1. * To make sure you are conversant with both the quadrant convention (widely used in the USA) and the azimuth convention (used in Canada and most of the rest of the world) for recording bearings, translate the azimuth convention into the quadrant convention, and vice versa, for the following bearings.

a) N12E

b) 298

c) N62W

d) S55W

1. * Rock samples containing planar structures are set up in the laboratory. (a) Using a compass-clinometer, measure the strike of a planar structure. To do this, hold the compass in a horizontal plane so that the needle swings freely in the Earth’s magnetic field. Then place the compass so that its horizontal edge is against the surface, keeping the compass level. Note the reading of the compass needle (your instructors will show you how to read the particular model of compass). (b) Now measure the dip. To do this, turn the compass so that it is in a vertical plane (the pendulum or spirit bubble – depending on the type of compass – should swing freely in the Earth’s gravity field). Place the compass so that its edge is in contact with the surface along the steepest slope. Read the dip (your instructors will show you how to read the number for the particular model of compass). (c) Record the strike (right-hand-rule) and the dip. (d) Also record the dip direction (N, S, E, W) as a check. (e) Repeat for the other samples as directed. (Note that the answers you get will probably not be true orientations because the Earth’s magnetic field will be distorted by metal objects in the building: in other words, the declination of the Earth’s magnetic field is highly variable indoors.)

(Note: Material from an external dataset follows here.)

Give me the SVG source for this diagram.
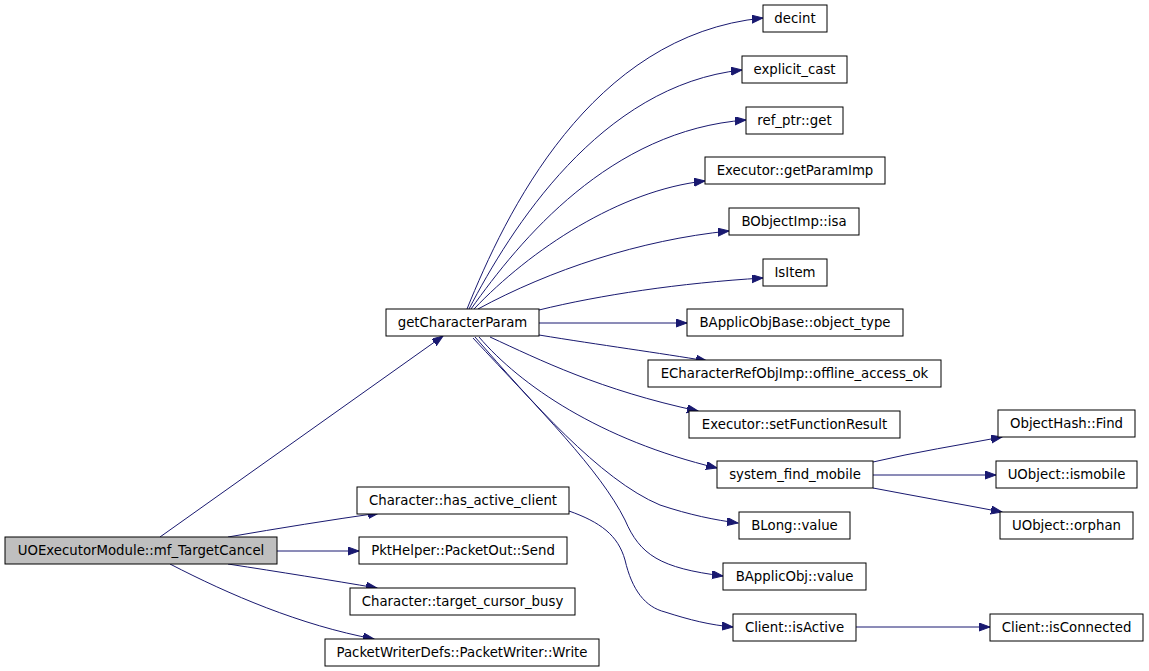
<svg xmlns="http://www.w3.org/2000/svg" width="1149" height="671" viewBox="0 0 1149 671">
<style>
.n rect{fill:#ffffff;stroke:#000000;stroke-width:1}
.n.root rect{fill:#bfbfbf}
.n text{font-family:"DejaVu Sans",sans-serif;font-size:13.3px;fill:#000000;text-anchor:middle}
.e path{fill:none;stroke:#191970;stroke-width:1;marker-end:url(#ah)}
</style>
<defs>
<marker id="ah" markerUnits="userSpaceOnUse" markerWidth="12" markerHeight="10" refX="11" refY="4" orient="auto">
<polygon points="0,0 11,4 0,8" fill="#191970" stroke="#191970" stroke-width="1"/>
</marker>
</defs>
<rect width="1149" height="671" fill="#ffffff"/>
<g id="connectors" class="e">
<path d="M160,537 L443,336"/>
<path d="M228,537 C280,528 330,520 379,513"/>
<path d="M277,551 L359,551"/>
<path d="M228,564 C280,572 330,580 377,588"/>
<path d="M170,564 C230,595 300,625 374,639"/>
<path d="M569,511 C600,522 618,535 625,560 C632,590 645,607 665,612 C690,620 710,625 733,627"/>
<path d="M467,309 C505,215 590,35 763,18"/>
<path d="M469,309 C510,230 600,85 742,70"/>
<path d="M471,309 C520,240 610,130 746,120"/>
<path d="M474,309 C530,250 620,190 705,181"/>
<path d="M478,309 C550,270 640,240 729,231"/>
<path d="M539,310 C600,295 680,283 763,278"/>
<path d="M539,323 L687,323"/>
<path d="M539,335 C600,345 660,353 707,361"/>
<path d="M490,337 C540,360 600,390 698,411"/>
<path d="M479,337 C520,385 600,440 717,468"/>
<path d="M475,337 C530,400 600,480 660,505 C690,515 715,520 738,523"/>
<path d="M473,338 C540,410 600,470 625,520 C640,555 660,568 723,576"/>
<path d="M873,462 C915,452 960,445 1002,437"/>
<path d="M873,475 L996,475"/>
<path d="M873,488 C915,496 960,504 1002,512"/>
<path d="M856,627 L990,627"/>
</g>
<g id="n_root" class="n root"><rect x="5" y="537" width="272" height="27"/><text x="141" y="555">UOExecutorModule::mf_TargetCancel</text></g>
<g id="n_getCharacterParam" class="n"><rect x="386" y="309" width="153" height="27"/><text x="462.5" y="327">getCharacterParam</text></g>
<g id="n_decint" class="n"><rect x="763" y="5" width="64" height="27"/><text x="795" y="23">decint</text></g>
<g id="n_explicit_cast" class="n"><rect x="742" y="56" width="105" height="27"/><text x="794.5" y="74">explicit_cast</text></g>
<g id="n_ref_ptr_get" class="n"><rect x="746" y="107" width="97" height="27"/><text x="794.5" y="125">ref_ptr::get</text></g>
<g id="n_getParamImp" class="n"><rect x="705" y="157" width="180" height="27"/><text x="795" y="175">Executor::getParamImp</text></g>
<g id="n_isa" class="n"><rect x="729" y="208" width="130" height="27"/><text x="794" y="226">BObjectImp::isa</text></g>
<g id="n_IsItem" class="n"><rect x="763" y="259" width="64" height="27"/><text x="795" y="277">IsItem</text></g>
<g id="n_object_type" class="n"><rect x="687" y="309" width="216" height="27"/><text x="795" y="327">BApplicObjBase::object_type</text></g>
<g id="n_offline" class="n"><rect x="648" y="360" width="293" height="27"/><text x="794.5" y="378">ECharacterRefObjImp::offline_access_ok</text></g>
<g id="n_setFunctionResult" class="n"><rect x="689" y="411" width="211" height="27"/><text x="794.5" y="429">Executor::setFunctionResult</text></g>
<g id="n_system_find_mobile" class="n"><rect x="717" y="461" width="156" height="27"/><text x="795" y="479">system_find_mobile</text></g>
<g id="n_BLong" class="n"><rect x="739" y="512" width="111" height="27"/><text x="794.5" y="530">BLong::value</text></g>
<g id="n_BApplicObj" class="n"><rect x="723" y="563" width="143" height="27"/><text x="794.5" y="581">BApplicObj::value</text></g>
<g id="n_isActive" class="n"><rect x="733" y="614" width="123" height="27"/><text x="794.5" y="632">Client::isActive</text></g>
<g id="n_Find" class="n"><rect x="998" y="410" width="137" height="27"/><text x="1066.5" y="428">ObjectHash::Find</text></g>
<g id="n_ismobile" class="n"><rect x="996" y="461" width="141" height="27"/><text x="1066.5" y="479">UObject::ismobile</text></g>
<g id="n_orphan" class="n"><rect x="1000" y="512" width="133" height="27"/><text x="1066.5" y="530">UObject::orphan</text></g>
<g id="n_isConnected" class="n"><rect x="990" y="614" width="153" height="27"/><text x="1066.5" y="632">Client::isConnected</text></g>
<g id="n_has_active_client" class="n"><rect x="357" y="487" width="212" height="27"/><text x="463" y="505">Character::has_active_client</text></g>
<g id="n_Send" class="n"><rect x="359" y="537" width="208" height="27"/><text x="463" y="555">PktHelper::PacketOut::Send</text></g>
<g id="n_target_cursor_busy" class="n"><rect x="350" y="588" width="225" height="27"/><text x="462.5" y="606">Character::target_cursor_busy</text></g>
<g id="n_Write" class="n"><rect x="325" y="639" width="274" height="27"/><text x="462" y="657">PacketWriterDefs::PacketWriter::Write</text></g>
</svg>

* When you are done, have a teaching assistant check and initial your answers.

1. * Translate the following orientation measurements from the dip-direction and dip (e.g., 060°, 45°) convention into the North American right hand rule convention, adding an alphabetic dip direction as a check (e.g. 330°/45°NE).

a) 177°, 13°

b) 032°, 45°

c) 287°, 80°

1. * Translate the following orientation measurements from the strike, dip, and alphabetic dip-direction (e.g., 087°/ 21°N) into the North American right hand rule convention.

a) 087°/21°N

b) 005°/73°W

c) 042°/30°SE

1. * Rock samples containing linear structures are set up in the laboratory. (a) Using a compass-clinometer, measure the trend of a linear structure. To do this, hold the compass in a horizontal plane so that the needle swings freely in the Earth’s magnetic field. Then place the compass so that its horizontal edge is over the plunging line, keeping the compass level. Note the reading of the compass needle (using the same method as before). (b) Now measure the plunge. To do this, turn the compass so that it is in a vertical plane (the pendulum or spirit bubble – depending on the type of compass – should swing freely in the Earth’s gravity field). Place the compass so that its edge is in contact with the line. Read the plunge (using the same method as for dip). (c) Record the plunge and the trend. (d) Add the trend direction (N, NE, E…) as a check. (e) Repeat for the other sample(s) as directed. (Note that the answers you get will probably not be true orientations because the Earth’s magnetic field will be distorted by metal objects in the building: in other words, the declination of the Earth’s magnetic field is highly variable indoors.)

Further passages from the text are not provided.